G'day Jim,

Quoth you:
 

> The relationship between lords and serfs involves the direct
> application of
> force by the former against the latter to extort surplus-labor. That
> doesn't
> fit with academia well at all. (We do rely on the reserve army of
> academic
> labor, so that there is coercion of the common capitalist sort.)

I'd've thought it depended rather more on the failure of the latter (99%
of the population) to apply direct force on the former. 

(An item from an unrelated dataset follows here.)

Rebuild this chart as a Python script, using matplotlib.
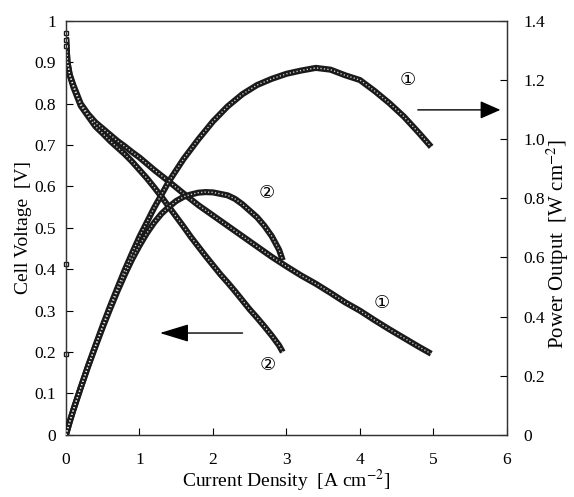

> >However, the administrators -- who
> _are_ bureaucrats -- and the corporate types are pushing to make the
> system
> more bureacractic.<

And are rapidly succeeding.  This they were managing well enough when
they were relatively few.  Now they are many.
Having seen what the apparat did to the Soviet Union, we lefties in the
triumphant 'west' have but to wait, I suspect - as this 'unproductive
labour' cohort costs society more and more - first as immediate
soaker-up of social wealth and then as complete misdiagnostician,
misprognostician and mistreater of its ever expanding object (ie
domesticating ever more space, ever more time and ever more of human
life by way of its neat, universal abstract categories and procedures,
tendentious data sets and besuited enforcers).

I think there's a limit, at which the whole thing comes crashing down. 
Even if it could be done, we create a global monoculture - and, as we
(should) know, a monoculture needs only a potato blight to make it look
silly.

Democracy is so important precisely because it places something higher
on the pecking order than the bureaucrat, I reckon.  More variation over
space, more flexibility, and more potential to reflect qualitative
rather than purely quantitative developments.  And more responsive to
the specifically actual rather than the universalised abstract category
into which the specifically actual happens to fall.  And less of this
busy-body bloody surveillance shit that's doubtlessly blocking up data
bases in all sorts of white-walled, potted-palm-strewn,
No-bloody-Smoking 'work stations'... and demanding the employment of yet
more potentially useful human beings ...

Er, that wasn't a criticism of bureaucrats - there being bounded tasks
and challenges for which they are no doubt just the thing.  Rather it
was one of the very idea of global bureaucracy - a future capital seems
as bound to impose upon us as the nomenklatura were.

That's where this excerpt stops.